Provided records -
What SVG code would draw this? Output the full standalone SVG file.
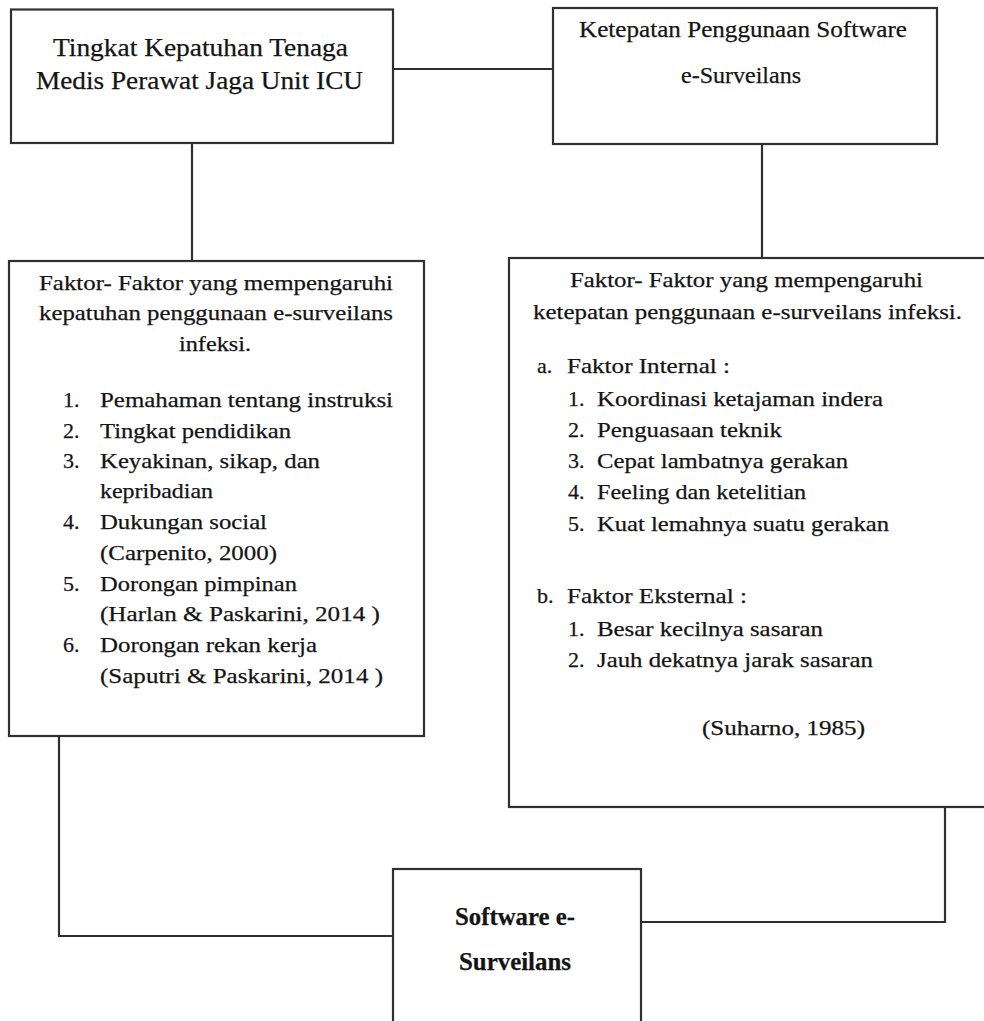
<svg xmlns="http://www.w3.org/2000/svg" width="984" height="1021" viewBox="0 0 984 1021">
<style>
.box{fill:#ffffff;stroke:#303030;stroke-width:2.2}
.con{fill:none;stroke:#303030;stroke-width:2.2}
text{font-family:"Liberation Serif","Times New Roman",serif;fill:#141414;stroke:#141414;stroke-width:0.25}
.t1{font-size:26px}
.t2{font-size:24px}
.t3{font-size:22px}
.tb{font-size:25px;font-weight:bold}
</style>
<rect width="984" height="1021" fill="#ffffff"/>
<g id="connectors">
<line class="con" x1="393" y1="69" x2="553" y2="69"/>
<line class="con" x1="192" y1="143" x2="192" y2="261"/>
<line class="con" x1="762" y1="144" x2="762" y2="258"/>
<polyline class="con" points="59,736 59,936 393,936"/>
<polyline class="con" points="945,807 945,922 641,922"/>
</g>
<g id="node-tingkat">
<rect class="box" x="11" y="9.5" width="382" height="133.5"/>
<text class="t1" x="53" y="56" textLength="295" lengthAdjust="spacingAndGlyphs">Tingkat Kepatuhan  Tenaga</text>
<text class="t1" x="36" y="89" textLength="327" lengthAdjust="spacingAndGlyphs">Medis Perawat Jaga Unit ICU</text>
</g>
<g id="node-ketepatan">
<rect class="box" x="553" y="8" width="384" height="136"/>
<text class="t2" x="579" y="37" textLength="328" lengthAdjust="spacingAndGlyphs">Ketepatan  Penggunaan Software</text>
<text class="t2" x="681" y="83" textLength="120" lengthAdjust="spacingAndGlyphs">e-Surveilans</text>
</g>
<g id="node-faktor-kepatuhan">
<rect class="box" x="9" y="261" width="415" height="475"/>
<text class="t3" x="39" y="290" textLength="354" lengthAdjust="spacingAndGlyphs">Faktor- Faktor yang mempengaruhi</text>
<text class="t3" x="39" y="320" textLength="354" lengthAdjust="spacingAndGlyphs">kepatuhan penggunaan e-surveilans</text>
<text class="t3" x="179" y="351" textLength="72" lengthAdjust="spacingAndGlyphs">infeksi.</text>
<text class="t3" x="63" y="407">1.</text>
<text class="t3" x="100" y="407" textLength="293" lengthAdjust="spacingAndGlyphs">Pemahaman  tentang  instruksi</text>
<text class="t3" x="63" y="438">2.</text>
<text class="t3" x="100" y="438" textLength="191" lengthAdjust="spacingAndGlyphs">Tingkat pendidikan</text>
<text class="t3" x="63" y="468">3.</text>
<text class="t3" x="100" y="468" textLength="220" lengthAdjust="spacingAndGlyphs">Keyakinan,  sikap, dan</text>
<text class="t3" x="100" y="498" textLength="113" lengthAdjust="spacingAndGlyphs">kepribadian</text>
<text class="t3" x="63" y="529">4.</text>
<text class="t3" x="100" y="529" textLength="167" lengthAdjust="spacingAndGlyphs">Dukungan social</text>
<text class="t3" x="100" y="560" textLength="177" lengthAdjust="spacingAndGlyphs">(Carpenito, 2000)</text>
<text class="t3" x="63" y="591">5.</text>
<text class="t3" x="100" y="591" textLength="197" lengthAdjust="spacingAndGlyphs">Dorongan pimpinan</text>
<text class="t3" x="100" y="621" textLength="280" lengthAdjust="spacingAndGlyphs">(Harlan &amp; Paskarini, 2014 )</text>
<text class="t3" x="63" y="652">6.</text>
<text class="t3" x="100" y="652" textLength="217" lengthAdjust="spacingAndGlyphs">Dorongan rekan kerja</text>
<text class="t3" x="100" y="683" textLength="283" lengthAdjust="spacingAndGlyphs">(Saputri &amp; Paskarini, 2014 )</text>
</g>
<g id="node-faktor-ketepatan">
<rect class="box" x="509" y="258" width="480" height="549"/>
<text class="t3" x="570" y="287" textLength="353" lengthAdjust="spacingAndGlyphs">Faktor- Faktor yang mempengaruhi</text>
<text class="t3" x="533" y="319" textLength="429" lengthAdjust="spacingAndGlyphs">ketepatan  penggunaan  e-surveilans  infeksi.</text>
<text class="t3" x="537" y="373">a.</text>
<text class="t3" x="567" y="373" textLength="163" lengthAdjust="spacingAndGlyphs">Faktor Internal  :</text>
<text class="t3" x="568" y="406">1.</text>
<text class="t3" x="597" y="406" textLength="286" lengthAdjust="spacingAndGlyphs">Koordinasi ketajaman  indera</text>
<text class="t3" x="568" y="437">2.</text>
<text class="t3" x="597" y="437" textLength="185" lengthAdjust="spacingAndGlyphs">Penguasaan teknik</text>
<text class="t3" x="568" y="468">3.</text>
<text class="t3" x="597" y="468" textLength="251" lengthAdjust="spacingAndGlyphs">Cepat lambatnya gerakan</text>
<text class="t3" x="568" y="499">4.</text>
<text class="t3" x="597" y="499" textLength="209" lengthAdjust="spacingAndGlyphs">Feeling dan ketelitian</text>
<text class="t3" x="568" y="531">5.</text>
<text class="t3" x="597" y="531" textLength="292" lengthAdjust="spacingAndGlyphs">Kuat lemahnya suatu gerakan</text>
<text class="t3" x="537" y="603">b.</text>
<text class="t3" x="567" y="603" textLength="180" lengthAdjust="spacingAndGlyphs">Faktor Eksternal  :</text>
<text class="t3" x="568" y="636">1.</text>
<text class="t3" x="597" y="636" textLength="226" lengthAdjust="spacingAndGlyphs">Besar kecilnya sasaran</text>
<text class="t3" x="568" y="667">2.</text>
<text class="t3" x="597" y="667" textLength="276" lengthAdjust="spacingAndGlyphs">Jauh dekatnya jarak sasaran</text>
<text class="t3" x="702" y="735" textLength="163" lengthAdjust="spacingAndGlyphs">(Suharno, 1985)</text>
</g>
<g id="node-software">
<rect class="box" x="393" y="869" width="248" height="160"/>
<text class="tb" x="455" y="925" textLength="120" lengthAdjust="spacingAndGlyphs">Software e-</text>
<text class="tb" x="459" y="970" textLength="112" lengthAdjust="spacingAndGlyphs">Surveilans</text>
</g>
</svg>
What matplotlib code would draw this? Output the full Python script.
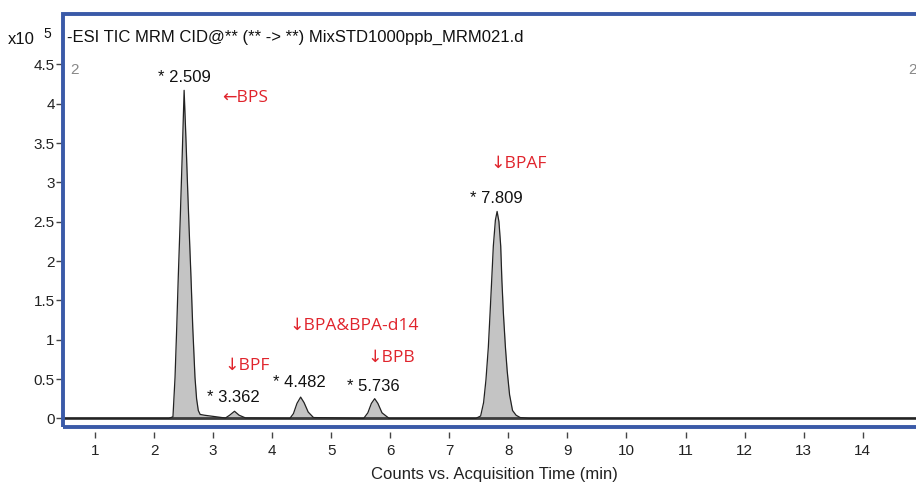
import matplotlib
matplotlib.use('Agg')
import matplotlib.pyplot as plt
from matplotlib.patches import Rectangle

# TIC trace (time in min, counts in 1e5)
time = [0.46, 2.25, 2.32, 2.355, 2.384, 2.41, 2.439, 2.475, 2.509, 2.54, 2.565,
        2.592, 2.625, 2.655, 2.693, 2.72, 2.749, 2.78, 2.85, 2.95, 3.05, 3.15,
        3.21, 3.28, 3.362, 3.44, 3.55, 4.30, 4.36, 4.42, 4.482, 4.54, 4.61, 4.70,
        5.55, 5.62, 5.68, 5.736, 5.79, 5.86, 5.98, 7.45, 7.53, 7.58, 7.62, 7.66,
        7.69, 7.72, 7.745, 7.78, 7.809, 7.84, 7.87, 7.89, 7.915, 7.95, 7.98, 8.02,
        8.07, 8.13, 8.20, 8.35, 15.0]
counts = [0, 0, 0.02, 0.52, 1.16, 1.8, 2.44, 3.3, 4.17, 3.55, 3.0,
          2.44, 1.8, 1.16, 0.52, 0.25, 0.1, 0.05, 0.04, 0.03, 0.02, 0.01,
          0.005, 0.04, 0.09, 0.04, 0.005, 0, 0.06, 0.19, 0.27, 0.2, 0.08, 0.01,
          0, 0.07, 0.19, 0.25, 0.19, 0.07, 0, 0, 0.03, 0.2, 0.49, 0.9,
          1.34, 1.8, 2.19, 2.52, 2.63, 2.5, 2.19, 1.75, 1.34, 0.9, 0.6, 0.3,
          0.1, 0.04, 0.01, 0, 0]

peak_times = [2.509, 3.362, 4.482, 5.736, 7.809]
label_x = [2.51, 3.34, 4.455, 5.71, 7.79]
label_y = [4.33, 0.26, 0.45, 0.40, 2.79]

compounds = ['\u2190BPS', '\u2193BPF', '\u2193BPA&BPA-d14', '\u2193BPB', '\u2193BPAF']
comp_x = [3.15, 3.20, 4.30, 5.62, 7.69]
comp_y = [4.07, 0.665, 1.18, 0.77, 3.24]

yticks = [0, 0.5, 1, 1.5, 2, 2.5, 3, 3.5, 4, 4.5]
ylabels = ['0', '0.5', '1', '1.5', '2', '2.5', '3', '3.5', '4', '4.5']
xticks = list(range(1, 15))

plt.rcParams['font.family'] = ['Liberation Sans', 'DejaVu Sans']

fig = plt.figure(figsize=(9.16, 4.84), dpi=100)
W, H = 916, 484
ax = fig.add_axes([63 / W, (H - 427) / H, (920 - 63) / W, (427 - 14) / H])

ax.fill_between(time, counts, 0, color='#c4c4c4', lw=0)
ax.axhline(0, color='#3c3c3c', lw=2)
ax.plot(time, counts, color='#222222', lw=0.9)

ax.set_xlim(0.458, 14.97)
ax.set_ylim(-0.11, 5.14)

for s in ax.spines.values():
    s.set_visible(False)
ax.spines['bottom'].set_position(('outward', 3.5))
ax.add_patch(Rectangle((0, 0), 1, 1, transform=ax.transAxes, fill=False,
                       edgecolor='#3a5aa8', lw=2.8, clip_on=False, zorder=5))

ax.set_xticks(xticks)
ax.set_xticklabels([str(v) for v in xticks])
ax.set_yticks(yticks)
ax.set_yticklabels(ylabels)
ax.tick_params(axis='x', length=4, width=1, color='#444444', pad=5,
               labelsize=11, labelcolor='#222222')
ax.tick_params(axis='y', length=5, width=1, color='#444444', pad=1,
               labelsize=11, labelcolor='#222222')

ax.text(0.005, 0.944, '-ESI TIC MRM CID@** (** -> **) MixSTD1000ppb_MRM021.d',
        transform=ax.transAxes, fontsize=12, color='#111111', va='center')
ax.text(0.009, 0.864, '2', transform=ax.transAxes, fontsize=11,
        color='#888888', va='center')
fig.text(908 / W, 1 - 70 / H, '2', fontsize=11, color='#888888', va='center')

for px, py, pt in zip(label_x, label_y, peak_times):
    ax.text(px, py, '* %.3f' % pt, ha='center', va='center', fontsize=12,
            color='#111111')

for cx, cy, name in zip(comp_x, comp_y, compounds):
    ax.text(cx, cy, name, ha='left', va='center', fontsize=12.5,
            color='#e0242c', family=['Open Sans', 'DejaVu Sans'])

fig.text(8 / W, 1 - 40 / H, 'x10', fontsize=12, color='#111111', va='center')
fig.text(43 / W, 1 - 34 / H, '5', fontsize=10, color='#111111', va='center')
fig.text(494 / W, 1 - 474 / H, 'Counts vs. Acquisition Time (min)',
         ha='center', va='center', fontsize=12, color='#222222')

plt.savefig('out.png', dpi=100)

Set problem - Within the listing above, extract exactly the lines that run from the one containing "What matplotlib code" through the one containing "ax.set_ylim(-0.11, 5.14)", excluding any pictures.

Finished answer -
What matplotlib code would draw this? Output the full Python script.
import matplotlib
matplotlib.use('Agg')
import matplotlib.pyplot as plt
from matplotlib.patches import Rectangle

# TIC trace (time in min, counts in 1e5)
time = [0.46, 2.25, 2.32, 2.355, 2.384, 2.41, 2.439, 2.475, 2.509, 2.54, 2.565,
        2.592, 2.625, 2.655, 2.693, 2.72, 2.749, 2.78, 2.85, 2.95, 3.05, 3.15,
        3.21, 3.28, 3.362, 3.44, 3.55, 4.30, 4.36, 4.42, 4.482, 4.54, 4.61, 4.70,
        5.55, 5.62, 5.68, 5.736, 5.79, 5.86, 5.98, 7.45, 7.53, 7.58, 7.62, 7.66,
        7.69, 7.72, 7.745, 7.78, 7.809, 7.84, 7.87, 7.89, 7.915, 7.95, 7.98, 8.02,
        8.07, 8.13, 8.20, 8.35, 15.0]
counts = [0, 0, 0.02, 0.52, 1.16, 1.8, 2.44, 3.3, 4.17, 3.55, 3.0,
          2.44, 1.8, 1.16, 0.52, 0.25, 0.1, 0.05, 0.04, 0.03, 0.02, 0.01,
          0.005, 0.04, 0.09, 0.04, 0.005, 0, 0.06, 0.19, 0.27, 0.2, 0.08, 0.01,
          0, 0.07, 0.19, 0.25, 0.19, 0.07, 0, 0, 0.03, 0.2, 0.49, 0.9,
          1.34, 1.8, 2.19, 2.52, 2.63, 2.5, 2.19, 1.75, 1.34, 0.9, 0.6, 0.3,
          0.1, 0.04, 0.01, 0, 0]

peak_times = [2.509, 3.362, 4.482, 5.736, 7.809]
label_x = [2.51, 3.34, 4.455, 5.71, 7.79]
label_y = [4.33, 0.26, 0.45, 0.40, 2.79]

compounds = ['\u2190BPS', '\u2193BPF', '\u2193BPA&BPA-d14', '\u2193BPB', '\u2193BPAF']
comp_x = [3.15, 3.20, 4.30, 5.62, 7.69]
comp_y = [4.07, 0.665, 1.18, 0.77, 3.24]

yticks = [0, 0.5, 1, 1.5, 2, 2.5, 3, 3.5, 4, 4.5]
ylabels = ['0', '0.5', '1', '1.5', '2', '2.5', '3', '3.5', '4', '4.5']
xticks = list(range(1, 15))

plt.rcParams['font.family'] = ['Liberation Sans', 'DejaVu Sans']

fig = plt.figure(figsize=(9.16, 4.84), dpi=100)
W, H = 916, 484
ax = fig.add_axes([63 / W, (H - 427) / H, (920 - 63) / W, (427 - 14) / H])

ax.fill_between(time, counts, 0, color='#c4c4c4', lw=0)
ax.axhline(0, color='#3c3c3c', lw=2)
ax.plot(time, counts, color='#222222', lw=0.9)

ax.set_xlim(0.458, 14.97)
ax.set_ylim(-0.11, 5.14)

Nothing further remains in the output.